Implementing sustainable mobility
Extensive infrastructure road works in Utrecht-West between 2007 and 2012 will temporarily constrain road capacity on some of the most important entry routes. For the city to remain accessible, an estimated 2,000 to 4,000 cars would need to avoid the morning rush hour. Utrecht has put together a variety of measures to achieve this. One of them is a pilot project under the name Utrecht Bereikbaar - Beloningsmaatregel West (Utrecht Accessibility – Reward Measure West) or short UB-BMW. The project tests a system where motorists are rewarded with a cash bonus if they avoid rush hour.
The main objective of this measure is to:
>> Shift private car trips from rush hour to off-peak times while construction works in Utrecht West are ongoing.

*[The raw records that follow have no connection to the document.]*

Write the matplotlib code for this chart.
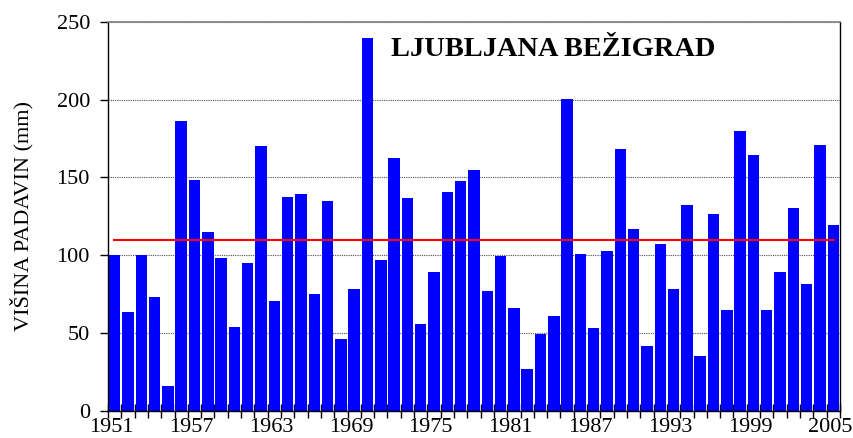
import numpy as np
import matplotlib
matplotlib.use('Agg')
import matplotlib.pyplot as plt

# Annual precipitation, Ljubljana Bezigrad
years = list(range(1951, 2006))
precip = [100.0, 63.4, 100.0, 73.0, 15.9, 186.2, 148.2, 114.8, 98.1, 53.8,
          94.9, 170.1, 70.5, 137.3, 139.2, 75.0, 134.7, 46.1, 78.2,
          239.5, 96.8, 162.4, 136.7, 55.7, 89.1, 140.5, 147.6, 154.7, 76.9,
          99.4, 66.0, 26.8, 49.3, 60.8, 200.3, 100.7, 53.1,
          102.6, 168.2, 116.8, 41.6, 107.1, 78.2, 132.2, 35.1, 126.4, 64.7,
          179.7, 164.3, 64.7, 89.1, 130.2, 81.4, 170.7, 119.3]
mean_value = 109.7
label_years = [1951, 1957, 1963, 1969, 1975, 1981, 1987, 1993, 1999, 2005]
title = 'LJUBLJANA BEŽIGRAD'
ylabel = 'VIŠINA PADAVIN (mm)'

plt.rcParams['font.family'] = ['Liberation Serif', 'DejaVu Serif']

fig = plt.figure(figsize=(8.54, 4.38), dpi=100)
ax = fig.add_axes([0.1265, 0.0623, 0.857, 0.888])

x = np.arange(len(years)) + 0.5
ax.bar(x, precip, width=0.86, color='#0000ff', zorder=2)
ax.hlines(mean_value, x[0] - 0.1, x[-1] + 0.1, color='red', linewidth=1.5, zorder=3)

ax.set_xlim(0, len(years))
ax.set_ylim(0, 250)
ax.set_yticks([0, 50, 100, 150, 200, 250])

# tick marks at category boundaries, labels under the bars
ax.set_xticks(np.arange(len(years) + 1))
ax.set_xticklabels([])
ax.tick_params(axis='x', which='major', direction='inout', length=9.5, width=1)
lab_pos = [years.index(y) + 0.25 for y in label_years]
ax.set_xticks(lab_pos, minor=True)
ax.set_xticklabels([str(y) for y in label_years], minor=True)
ax.tick_params(axis='x', which='minor', length=0, pad=5, labelsize=16)
ax.tick_params(axis='y', direction='out', length=6, width=1, labelsize=16, pad=7)

ax.grid(axis='y', linestyle=(0, (1, 1)), color='#505050', linewidth=0.8, zorder=1)

ax.spines['top'].set_color('#808080')
ax.spines['top'].set_linewidth(1.2)
for s in ['left', 'right', 'bottom']:
    ax.spines[s].set_color('black')
    ax.spines[s].set_linewidth(1.0)

ax.set_ylabel(ylabel, fontsize=16, labelpad=16.5)
ax.text(21.3, 232, title, fontsize=20.4, fontweight='bold', va='center', ha='left')

fig.savefig('out.png', dpi=100)
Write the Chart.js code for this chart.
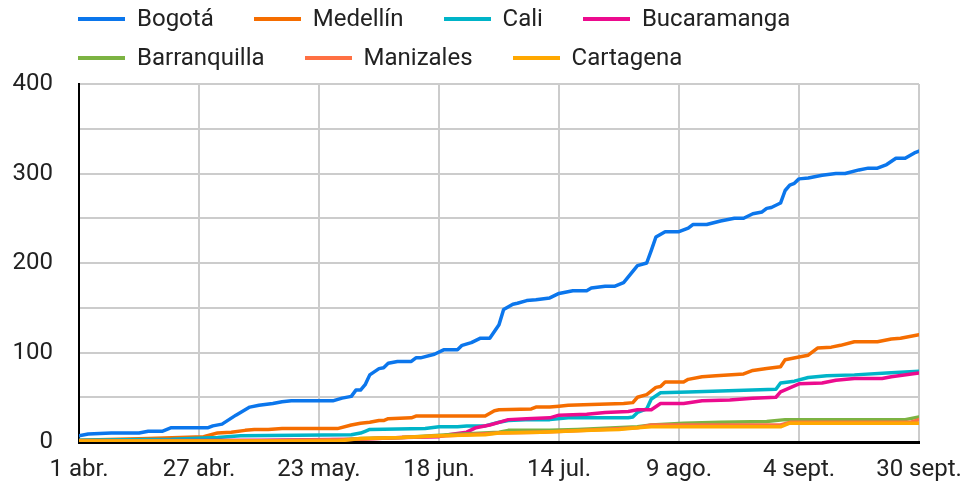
<!DOCTYPE html>
<html>
<head>
<meta charset="utf-8">
<script src="https://cdn.jsdelivr.net/npm/chart.js@4"></script>
<style>
    html, body { margin: 0; padding: 0; background: #fff; }
    #wrap { position: relative; width: 964px; height: 486px; }
    #legend {
        position: absolute; left: 78px; top: -1px; width: 886px;
        display: flex; flex-wrap: wrap;
        font: 24px Roboto; line-height: 39px; color: #222;
    }
    .item { display: flex; align-items: center; margin-right: 40px; white-space: nowrap; }
    .swatch { width: 47px; height: 4px; margin-right: 12px; }
</style>
</head>
<body>
<div id="wrap">
    <canvas id="chart" width="964" height="486"></canvas>
    <div id="legend"></div>
</div>
<script>
// dias desde el 1 de abril, cada 26 dias una etiqueta
const tickLabels = ['1 abr.', '27 abr.', '23 may.', '18 jun.', '14 jul.', '9 ago.', '4 sept.', '30 sept.'];
const seriesNames = ['Bogotá', 'Medellín', 'Cali', 'Bucaramanga', 'Barranquilla', 'Manizales', 'Cartagena'];
const seriesColors = ['#0b76ec', '#f56d00', '#00b4c8', '#ec0b8e', '#7cb342', '#ff7043', '#ffa800'];

// [dia, valor]
const bogota = [[0,7],[2,9],[7,10],[13,10],[15,12],[18,12],[20,16],[28,16],[29,18],[31,20],[34,30],[35,33],[37,39],[39,41],[42,43],[44,45],[46,46],[55,46],[57,49],[59,51],[60,58],[61,58],[62,64],[63,75],[65,82],[66,83],[67,88],[69,90],[72,90],[73,94],[74,94],[77,98],[79,103],[82,103],[83,108],[85,111],[87,116],[89,116],[91,131],[92,148],[94,154],[95,155],[97,158],[99,159],[102,161],[104,166],[107,169],[110,169],[111,172],[114,174],[116,174],[118,178],[121,197],[123,200],[124,214],[125,229],[127,235],[130,235],[132,239],[133,243],[136,243],[139,247],[142,250],[144,250],[146,255],[148,257],[149,261],[150,262],[152,267],[153,281],[154,287],[155,289],[156,294],[158,295],[161,298],[164,300],[166,300],[169,304],[171,306],[173,306],[175,310],[177,317],[179,317],[181,323],[182,325]];
const medellin = [[0,2],[15,4],[27,6],[30,10],[33,11],[36,13],[38,14],[41,14],[44,15],[56,15],[59,19],[61,21],[63,22],[65,24],[66,24],[67,26],[72,27],[73,29],[88,29],[90,35],[91,36],[98,37],[99,39],[102,39],[104,40],[106,41],[111,42],[118,43],[120,44],[121,50],[123,53],[125,61],[126,62],[127,67],[131,67],[132,70],[135,73],[138,74],[144,76],[146,80],[149,82],[152,84],[153,92],[156,95],[158,97],[160,105],[163,106],[165,108],[168,112],[173,112],[176,115],[178,116],[182,120]];
const cali = [[0,2],[20,3],[30,5],[35,7],[59,8],[61,10],[62,12],[63,14],[75,15],[78,17],[82,17],[84,18],[88,18],[91,22],[93,24],[98,25],[102,25],[106,27],[119,27],[120,28],[121,33],[123,37],[124,48],[126,55],[132,56],[139,57],[151,59],[152,66],[155,68],[158,72],[162,74],[168,75],[175,77],[182,79]];
const bucaramanga = [[0,1],[40,2],[60,3],[70,5],[78,6],[80,8],[84,11],[86,16],[89,19],[91,22],[93,25],[97,26],[102,27],[104,30],[110,31],[114,33],[119,34],[121,36],[124,36],[126,43],[131,43],[135,46],[141,47],[146,49],[151,50],[152,56],[156,65],[161,66],[164,69],[168,71],[174,71],[176,73],[182,77]];
const barranquilla = [[0,1],[30,1],[56,2],[61,4],[70,5],[80,8],[91,11],[93,13],[102,13],[108,14],[121,17],[124,19],[131,21],[139,22],[149,23],[153,25],[179,25],[182,28]];
const manizales = [[0,1],[40,1],[60,3],[70,5],[80,7],[91,10],[100,11],[110,13],[121,16],[124,19],[152,19],[154,22],[180,22],[182,25]];
const cartagena = [[0,1],[30,1],[56,1],[61,4],[70,5],[78,7],[88,8],[91,10],[100,11],[111,13],[117,14],[121,16],[124,17],[152,17],[154,21],[182,21]];

const seriesData = [bogota, medellin, cali, bucaramanga, barranquilla, manizales, cartagena];

const gridColor = (ctx) => ctx.tick && ctx.tick.value === 0 ? 'rgba(0,0,0,0)' : '#cccccc';

const datasets = seriesData.map((serie, i) => ({
    label: seriesNames[i],
    data: serie.map(p => ({ x: p[0], y: p[1] })),
    borderColor: seriesColors[i],
    backgroundColor: seriesColors[i],
    order: -i
}));

const chart = new Chart(document.getElementById('chart'), {
    type: 'line',
    data: { datasets: datasets },
    options: {
        responsive: false,
        animation: false,
        layout: { padding: { top: 84, right: 45, left: 0, bottom: 0 } },
        plugins: {
            legend: { display: false },
            tooltip: { enabled: false }
        },
        elements: {
            point: { radius: 0 },
            line: { borderWidth: 3.5, tension: 0, borderJoinStyle: 'round', borderCapStyle: 'round' }
        },
        scales: {
            x: {
                type: 'linear',
                min: 0,
                max: 182,
                afterFit: (s) => { s.height = 44; s.paddingLeft = 0; s.paddingRight = 0; },
                grid: { color: gridColor, lineWidth: 2, drawTicks: false },
                border: { color: '#000', width: 3 },
                ticks: {
                    stepSize: 26,
                    autoSkip: false,
                    maxRotation: 0,
                    padding: 14,
                    color: '#222',
                    font: { family: 'Roboto', size: 24 },
                    callback: (v) => tickLabels[Math.round(v / 26)]
                }
            },
            y: {
                min: 0,
                max: 400,
                afterFit: (s) => { s.width = 79; },
                grid: { color: gridColor, lineWidth: 2, drawTicks: false },
                border: { color: '#000', width: 2 },
                ticks: {
                    stepSize: 50,
                    padding: 26,
                    color: '#222',
                    font: { family: 'Roboto', size: 24 },
                    callback: (v) => v % 100 === 0 ? v : ''
                }
            }
        }
    }
});

// leyenda en html
let html = '';
chart.data.datasets.forEach(function (ds) {
    html += `<div class="item"><span class="swatch" style="background:${ds.borderColor}"></span>${ds.label}</div>`;
});
document.getElementById('legend').innerHTML = html;
</script>
</body>
</html>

Reversed road pricing, providing financial incentives to stimulate behaviour change instead of charging motorists, is an innovative approach for Utrecht. The results from this pilot will be used to investigate how rewarding desired behaviour can acquire sufficient acceptance, and how structural implementation can be supported. This requires an understanding of what reward level can be cost-efficient. It also requires insights into the way in which road authorities can communicate with road users, ways to scale up the technology, and the extent to which outcomes are structural and sustainable. Through the pilot, Utrecht wants to gain experience with public-private partnerships in this field and understand what would be required to scale up the initiative to include more vehicles. The city wants to set up and operate the system in cooperation with the Dutch Highways Authority (Rijswaterstaat) and a few big companies.
How is the measure progressing
Utrecht has selected potential participants for the pilot through licence plate camera registration technology. Vehicles the camera registered three times on Utrecht’s A2 motorway within a two week period were invited to participate in the project. During the second phase of the pilot, UB-BMW has been introduced and data will be collected for evaluation. An evaluation plan will be designed for periodic evaluations. Over the course of 13 weeks, participants were rewarded with €4 for every day they avoided the A2 motorway during morning peak times.
What are the expected results of the measure
Utrecht aims to decrease the number of cars during rush hour by a least 1,000 vehicles during the period of construction works in Utrecht-West. Results from the first phase of the project show that 4,025 motorists earned an average of €55, which brings the total cost of the pilot to €220,000. Traffic counts revealed that there were approximately 750 cars less on the motorways around Utrecht. Once a full-fledged evaluation has been completed, the city will decide whether to go ahead with the measure.